Los estudios muestran que las personas que no trabajan suelen encontrarse entre las más proclives a la depresión y a otros males psicológicos.
Esto sucede no sólo con los parados forzosos, sino también con los jubilados o con las personas que trabajan, pero se encuentran en etapas vacacionales.
Estadísticamente se comprueba que estas personas tienden más a la depresión y al suicidio que las personas que trabajan y se encuentran en períodos laborables.
Y entre quienes trabajan, muchos se encuentran condenados a llevar a cabo durante toda su vida actividades mecánicas, rutinarias y anodinas.
Las ancestrales emociones de la caza en grupo, para la cual fuimos física y mentalmente dotados en el proceso evolutivo, han quedado así sustituidas para muchas personas por el aburrimiento y la repetición.
Esto constituye un verdadero insulto al gran cerebro alojado en sus cráneos.
Todos valoramos el hecho de vivir en sociedades prósperas y relativamente seguras, donde tenemos más o menos garantizado el suministro de alimentos, la protección contra las inclemencias del tiempo y otras incomodidades que en el pasado nos atormentaban.
Pero al mismo tiempo, necesitamos experimentar un nivel suficiente de estimulación emocional para que nuestras vidas no nos parezcan vacías y carentes de sentido.

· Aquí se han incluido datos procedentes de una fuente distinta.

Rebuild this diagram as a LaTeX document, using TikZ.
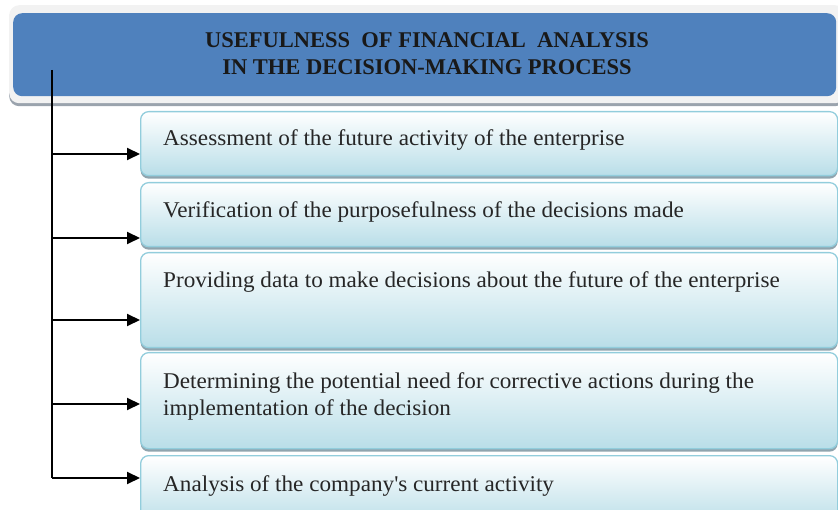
\documentclass[tikz,border=0pt]{standalone}
\usepackage{fontspec}
\setmainfont{Liberation Serif}
\newfontfamily\bodyfont[FakeStretch=1.03]{Liberation Serif}
\usetikzlibrary{arrows.meta,shadows}
\definecolor{hblue}{HTML}{4F81BD}
\definecolor{frameg}{HTML}{F2F2F2}
\definecolor{frameshadow}{HTML}{9AA3AD}
\definecolor{boxedge}{HTML}{92CDDC}
\definecolor{boxbot}{HTML}{B9DEE8}
\definecolor{boxshadow}{HTML}{8FA4AE}
\begin{document}
\begin{tikzpicture}[x=1pt,y=-1pt,
  itembox/.style={draw=boxedge, line width=1.3pt, rounded corners=8pt,
    top color=white, bottom color=boxbot, anchor=north west, inner sep=0pt,
    drop shadow={shadow xshift=0pt, shadow yshift=-3pt, fill=boxshadow, opacity=1}},
  itemtext/.style={anchor=base west, inner sep=0pt, align=left,
    font=\bodyfont\fontsize{22.5}{27}\selectfont, text=black!85},
  conn/.style={line width=2pt, black},
  arr/.style={conn, -{Triangle[length=13pt,width=12pt]}}
]
\useasboundingbox (0,0) rectangle (838,510);
% header
\node[anchor=north west, minimum width=836pt, minimum height=98pt, inner sep=0pt,
  fill=frameg, rounded corners=10pt,
  drop shadow={shadow xshift=0pt, shadow yshift=-3pt, fill=frameshadow, opacity=1}] (frame) at (9,5) {};
\node[anchor=north west, minimum width=823pt, minimum height=83pt, inner sep=0pt,
  fill=hblue, rounded corners=9pt] (head) at (13,13) {};
\node[align=center, font=\fontsize{22.5}{27}\selectfont\bfseries, text=black!90, anchor=base, inner sep=0pt]
  (htext) at (427,75) {USEFULNESS\ \ OF FINANCIAL\ \ ANALYSIS\\IN THE DECISION-MAKING PROCESS};
% boxes
\node[itembox, minimum width=697pt, minimum height=64pt] (b1) at (140,111) {};
\node[itembox, minimum width=697pt, minimum height=64pt] (b2) at (140,182) {};
\node[itembox, minimum width=697pt, minimum height=95pt] (b3) at (140,252) {};
\node[itembox, minimum width=697pt, minimum height=96pt] (b4) at (140,352) {};
\node[itembox, minimum width=697pt, minimum height=70pt] (b5) at (140,455) {};
\node[itemtext] (t1) at (163,146) {Assessment of the future activity of the enterprise};
\node[itemtext] (t2) at (163,218) {Verification of the purposefulness of the decisions made};
\node[itemtext] (t3) at (163,288) {Providing data to make decisions about the future of the enterprise};
\node[itemtext] (t4) at (163,415) {Determining the potential need for corrective actions during the\\implementation of the decision};
\node[itemtext] (t5) at (163,491) {Analysis of the company\textquotesingle s current activity};
% connectors
\coordinate (top) at (52,70);
\coordinate (j1) at (52,154);
\coordinate (j2) at (52,238);
\coordinate (j3) at (52,320);
\coordinate (j4) at (52,404);
\coordinate (j5) at (52,478);
\draw[conn] (top) -- (j5);
\draw[arr] (j1) -- (j1 -| b1.west);
\draw[arr] (j2) -- (j2 -| b2.west);
\draw[arr] (j3) -- (j3 -| b3.west);
\draw[arr] (j4) -- (j4 -| b4.west);
\draw[arr] (j5) -- (j5 -| b5.west);
\end{tikzpicture}
\end{document}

Necesitamos vivir experiencias emocionales intensas, que nos hagan vibrar y que nos confieran el sentimiento de que la vida es significativa y merece la pena vivirse.
Recordemos esta breve y hermosa narración de Anthony de Mello:
“Todas las preguntas que se suscitaron aquel día en la reunión pública estaban referidas a la vida más allá de la muerte.
El Maestro se limitaba a sonreír sin dar una sola respuesta.
Cuando, más tarde, los discípulos le preguntaron por qué se había mostrado tan evasivo, él replico: ¿no habéis observado que los que no saben qué hacer con esta vida son precisamente los que más desean otra vida que dure eternamente?
Pero ¿hay vida después de la muerte o no la hay?, insistió un discípulo.
¿Hay vida antes de la muerte? ¡Esta es la cuestión!, replicó enigmáticamente el Maestro”.